(Dataset entries)
┄┄┄┄┄┄┄┄┄┄┄┄┄┄┄┄┄┄┄┄
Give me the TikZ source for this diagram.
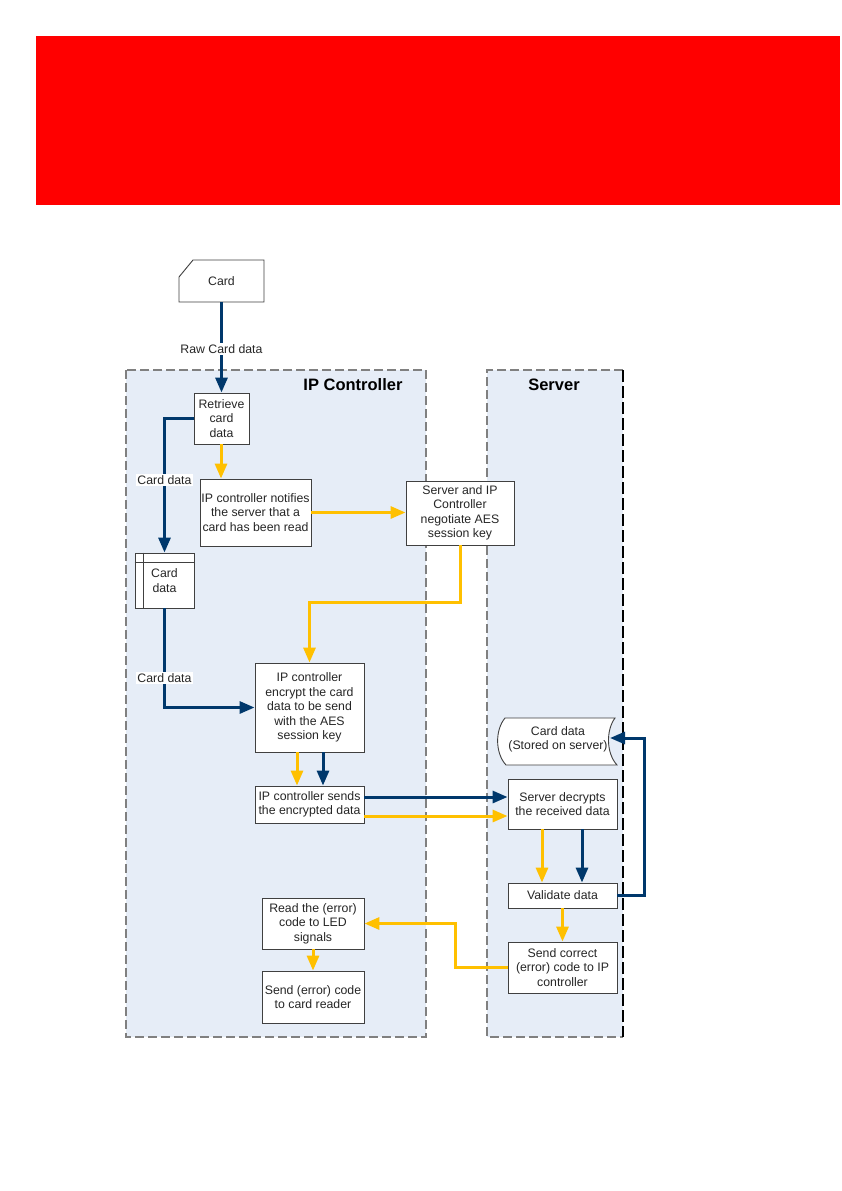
\documentclass[tikz,border=0pt]{standalone}
\usepackage{fontspec}
\setmainfont{Liberation Sans}
\usetikzlibrary{arrows.meta,calc}
\definecolor{lanefill}{RGB}{230,237,247}
\definecolor{flowblue}{RGB}{0,56,108}
\definecolor{flowyellow}{RGB}{255,192,0}
\definecolor{boxline}{RGB}{64,64,64}
\definecolor{banner}{RGB}{255,0,0}
\definecolor{lanegray}{RGB}{128,128,128}
\begin{document}
\begin{tikzpicture}[x=1pt,y=-1pt,
  txt/.style={font=\fontsize{12.3}{14.5}\selectfont, text=black!85},
  box/.style={txt, draw=boxline, line width=0.9pt, fill=white, inner sep=1pt, align=center},
  lab/.style={txt, fill=white, inner sep=1.5pt},
  title/.style={font=\fontsize{16.5}{19}\selectfont\bfseries, text=black},
  bflow/.style={draw=flowblue, line width=3pt, -{Triangle[length=15pt,width=12pt]}},
  yflow/.style={draw=flowyellow, line width=3pt, -{Triangle[length=15pt,width=12pt]}},
  lanedash/.style={draw=lanegray, line width=1.2pt, dash pattern=on 9pt off 4pt},
  serverdash/.style={draw=black, line width=1.1pt, dash pattern=on 12pt off 4pt}
]
\useasboundingbox (0,0) rectangle (841,1191);
% banner
\fill[banner] (36,36) rectangle (840,205);
% lanes
\fill[lanefill] (126,370) rectangle (426,1037);
\draw[lanedash] (126,370) rectangle (426,1037);
\fill[lanefill] (487,370) rectangle (623,1037);
\draw[lanedash] (623,370) -- (487,370) -- (487,1037) -- (623,1037);
\draw[serverdash] (623,370) -- (623,1037);
\node[title] (iptitle) at (353,385) {IP Controller};
\node[title] (srvtitle) at (554,385) {Server};

% card shape
\draw[draw=boxline, line width=0.9pt, fill=white] (179,277) -- (193,260) -- (264,260) -- (264,302) -- (179,302) -- cycle;
\node[txt, minimum width=85pt, minimum height=42pt, inner sep=0pt] (card) at (221.5,281) {Card};

% server stored data shape
\draw[draw=boxline, line width=0.9pt, fill=white] (505,718) -- (615,718)
  .. controls (606,730) and (606,753) .. (617,765) -- (506,765)
  .. controls (495,753) and (495,730) .. (505,718) -- cycle;
\node[txt, align=center, inner sep=0pt] (ss) at (558,739.5) {Card data\\(Stored on server)};
\coordinate (ssE) at (610,738);

% boxes
\node[box, minimum width=55pt, minimum height=51pt] (retrieve) at (221.5,418.5) {Retrieve\\card\\data};
\node[box, minimum width=111pt, minimum height=67pt] (notify) at (255.5,512.5) {IP controller notifies\\the server that a\\card has been read};
\node[box, minimum width=108pt, minimum height=64pt] (negotiate) at (460,513) {Server and IP\\Controller\\negotiate AES\\session key};
\node[box, minimum width=59pt, minimum height=55pt] (store) at (164.5,580.5) {Card\\data};
\draw[draw=boxline, line width=0.9pt] ($(store.north west)+(0,10)$) -- ($(store.north east)+(0,10)$);
\draw[draw=boxline, line width=0.9pt] ($(store.north west)+(9,0)$) -- ($(store.south west)+(9,0)$);
\node[box, minimum width=109pt, minimum height=89pt] (encrypt) at (309.5,707.5) {IP controller\\encrypt the card\\data to be send\\with the AES\\session key};
\node[box, minimum width=109pt, minimum height=37pt] (sends) at (309.5,804.5) {IP controller sends\\the encrypted data};
\node[box, minimum width=109pt, minimum height=50pt] (decrypts) at (562.5,804) {Server decrypts\\the received data};
\node[box, minimum width=109pt, minimum height=25pt] (validate) at (562.5,895.5) {Validate data};
\node[box, minimum width=109pt, minimum height=51pt] (sendcorrect) at (562.5,967.5) {Send correct\\(error) code to IP\\controller};
\node[box, minimum width=102pt, minimum height=51pt] (read) at (313,923.5) {Read the (error)\\code to LED\\signals};
\node[box, minimum width=102pt, minimum height=52pt] (senderr) at (313,997) {Send (error) code\\to card reader};

% connectors
\draw[bflow] (card.south) -- (retrieve.north) node[lab, pos=0.52] {Raw Card data};
\draw[bflow] (retrieve.west) -| (store.north) node[lab, pos=0.73] {Card data};
\draw[bflow] (store.south) |- (encrypt.west) node[lab, pos=0.35] {Card data};
\draw[yflow] ([xshift=-0.5pt]retrieve.south) -- ([xshift=-0.5pt]retrieve.south |- notify.north);
\draw[yflow] (notify.east) -- (notify.east -| negotiate.west);
\coordinate (ybend) at (0,602);
\draw[yflow] (negotiate.south) -- (negotiate.south |- ybend) -| (encrypt.north);
\coordinate (e1) at ($(encrypt.south)+(-12.5,0)$);
\coordinate (e2) at ($(encrypt.south)+(13.5,0)$);
\draw[yflow] (e1) -- (e1 |- sends.north);
\draw[bflow] (e2) -- (e2 |- sends.north);
\coordinate (s1) at ($(sends.east)+(0,-7.5)$);
\coordinate (s2) at ($(sends.east)+(0,11.5)$);
\draw[bflow] (s1) -- (s1 -| decrypts.west);
\draw[yflow] (s2) -- (s2 -| decrypts.west);
\coordinate (d1) at ($(decrypts.south)+(-20.5,0)$);
\coordinate (d2) at ($(decrypts.south)+(19.5,0)$);
\draw[yflow] (d1) -- (d1 |- validate.north);
\draw[bflow] (d2) -- (d2 |- validate.north);
\draw[bflow] (validate.east) -- ++(27,0) |- (ssE);
\draw[yflow] (validate.south) -- (sendcorrect.north);
\draw[yflow] (sendcorrect.west) -- ++(-52,0) |- (read.east);
\draw[yflow] (read.south) -- (senderr.north);
\end{tikzpicture}
\end{document}
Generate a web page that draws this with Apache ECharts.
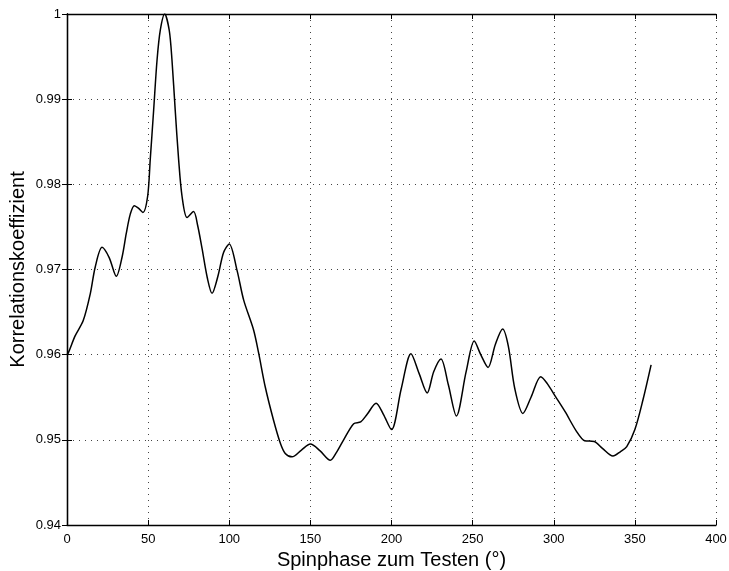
<!DOCTYPE html>
<html>
<head>
<meta charset="utf-8">
<script src="https://cdn.jsdelivr.net/npm/echarts@6/dist/echarts.min.js"></script>
<style>
  html, body { margin: 0; padding: 0; background: #fff; }
  #chart { width: 729px; height: 571px; }
</style>
</head>
<body>
<div id="chart"></div>
<script>
// Spin phase (degrees) and correlation coefficient
const phase = [0, 1, 5, 10, 14.4, 17.4, 21.6, 26, 30.4, 34, 36.5, 39, 41.5, 44, 46.8, 49.7,
  51.3, 53.4, 55.5, 57.5, 60.2, 63, 64.7, 66.7, 68.8, 70.9, 74, 78, 80.5, 83.2, 86.5, 89.4,
  93, 96.5, 100, 104.8, 108.9, 115, 118.1, 122.2, 127.3, 131.5, 134.5, 138.7, 144.5, 150,
  156, 162.3, 166, 170.5, 176.7, 181, 185, 190.5, 195, 200, 206, 212, 217, 222, 226, 230.5,
  235, 240, 246, 251, 255, 259.5, 264, 268.5, 272, 276, 281, 286, 292, 296, 301, 307, 314,
  319, 325, 330, 336.5, 341, 345, 350, 355, 360];
const corr = [0.9600, 0.9603, 0.9622, 0.9640, 0.9672, 0.9703, 0.9726, 0.9714, 0.9692, 0.9715,
  0.9742, 0.9765, 0.9775, 0.9772, 0.9767, 0.9786, 0.9829, 0.9887, 0.9946, 0.9981, 1.0000,
  0.9981, 0.9946, 0.9887, 0.9829, 0.9786, 0.9761, 0.9768, 0.9752, 0.9725, 0.9690, 0.9672,
  0.9692, 0.9720, 0.9730, 0.9699, 0.9664, 0.9629, 0.9602, 0.9562, 0.9523, 0.9496, 0.9484,
  0.9480, 0.9488, 0.9495, 0.9487, 0.9476, 0.9485, 0.9500, 0.9519, 0.9521, 0.9530, 0.9543,
  0.9530, 0.9512, 0.9560, 0.9601, 0.9578, 0.9555, 0.9580, 0.9595, 0.9565, 0.9528, 0.9580,
  0.9616, 0.9600, 0.9585, 0.9612, 0.9630, 0.9610, 0.9560, 0.9531, 0.9550, 0.9574, 0.9566,
  0.9551, 0.9533, 0.9510, 0.9499, 0.9498, 0.9490, 0.9481, 0.9486, 0.9492, 0.9512, 0.9547,
  0.9588];

const xTicks = { min: 0, max: 400, step: 50 };
const yTicks = { min: 0.94, max: 1.0, step: 0.01 };

const font = 'Liberation Sans, Arial, Helvetica, sans-serif';
const gridLine = { show: true, lineStyle: { color: '#444', type: [1, 5], width: 1 } };
const tick = { show: true, inside: true, length: 5, lineStyle: { color: '#000' } };
const axisLine = { show: true, lineStyle: { color: '#000', width: 1.3 } };

const chart = echarts.init(document.getElementById('chart'));
chart.setOption({
  backgroundColor: '#fff',
  animation: false,
  grid: { left: 67, right: 13, top: 14, bottom: 46, containLabel: false, outerBoundsMode: 'none' },
  xAxis: [{
    type: 'value', min: xTicks.min, max: xTicks.max, interval: xTicks.step,
    name: 'Spinphase zum Testen (°)', nameLocation: 'middle', nameGap: 19,
    nameTextStyle: { fontFamily: font, fontSize: 20, color: '#000' },
    axisLine: axisLine, axisTick: tick, splitLine: gridLine,
    axisLabel: { fontFamily: font, fontSize: 13, color: '#000', margin: 8 }
  }, {
    type: 'value', position: 'top', min: xTicks.min, max: xTicks.max, interval: xTicks.step,
    axisLine: axisLine, axisTick: tick, splitLine: { show: false }, axisLabel: { show: false }
  }],
  yAxis: [{
    type: 'value', min: yTicks.min, max: yTicks.max, interval: yTicks.step,
    name: 'Korrelationskoeffizient', nameLocation: 'middle', nameGap: 39,
    nameMoveOverlap: false,
    nameTextStyle: { fontFamily: font, fontSize: 20, color: '#000' },
    axisLine: axisLine, axisTick: tick, splitLine: gridLine,
    axisLabel: {
      fontFamily: font, fontSize: 13, color: '#000', margin: 6,
      formatter: v => String(+v.toFixed(2))
    }
  }, {
    type: 'value', position: 'right', min: yTicks.min, max: yTicks.max, interval: yTicks.step,
    axisLine: axisLine, axisTick: tick, splitLine: { show: false }, axisLabel: { show: false }
  }],
  series: [{
    type: 'line',
    data: phase.map((p, i) => [p, corr[i]]),
    smooth: 0.3,
    showSymbol: false,
    lineStyle: { color: '#000', width: 1.5 }
  }]
});
</script>
</body>
</html>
┄┄┄┄┄┄┄┄┄┄┄┄┄┄┄┄┄┄┄┄
Do this >> Give again, please, precisely the lines that begin the records and run through the line with "minimum width=85pt, minimum" in it, keeping both end lines and dropping any pictures.

Written response >>
Give me the TikZ source for this diagram.
\documentclass[tikz,border=0pt]{standalone}
\usepackage{fontspec}
\setmainfont{Liberation Sans}
\usetikzlibrary{arrows.meta,calc}
\definecolor{lanefill}{RGB}{230,237,247}
\definecolor{flowblue}{RGB}{0,56,108}
\definecolor{flowyellow}{RGB}{255,192,0}
\definecolor{boxline}{RGB}{64,64,64}
\definecolor{banner}{RGB}{255,0,0}
\definecolor{lanegray}{RGB}{128,128,128}
\begin{document}
\begin{tikzpicture}[x=1pt,y=-1pt,
  txt/.style={font=\fontsize{12.3}{14.5}\selectfont, text=black!85},
  box/.style={txt, draw=boxline, line width=0.9pt, fill=white, inner sep=1pt, align=center},
  lab/.style={txt, fill=white, inner sep=1.5pt},
  title/.style={font=\fontsize{16.5}{19}\selectfont\bfseries, text=black},
  bflow/.style={draw=flowblue, line width=3pt, -{Triangle[length=15pt,width=12pt]}},
  yflow/.style={draw=flowyellow, line width=3pt, -{Triangle[length=15pt,width=12pt]}},
  lanedash/.style={draw=lanegray, line width=1.2pt, dash pattern=on 9pt off 4pt},
  serverdash/.style={draw=black, line width=1.1pt, dash pattern=on 12pt off 4pt}
]
\useasboundingbox (0,0) rectangle (841,1191);
% banner
\fill[banner] (36,36) rectangle (840,205);
% lanes
\fill[lanefill] (126,370) rectangle (426,1037);
\draw[lanedash] (126,370) rectangle (426,1037);
\fill[lanefill] (487,370) rectangle (623,1037);
\draw[lanedash] (623,370) -- (487,370) -- (487,1037) -- (623,1037);
\draw[serverdash] (623,370) -- (623,1037);
\node[title] (iptitle) at (353,385) {IP Controller};
\node[title] (srvtitle) at (554,385) {Server};

% card shape
\draw[draw=boxline, line width=0.9pt, fill=white] (179,277) -- (193,260) -- (264,260) -- (264,302) -- (179,302) -- cycle;
\node[txt, minimum width=85pt, minimum height=42pt, inner sep=0pt] (card) at (221.5,281) {Card};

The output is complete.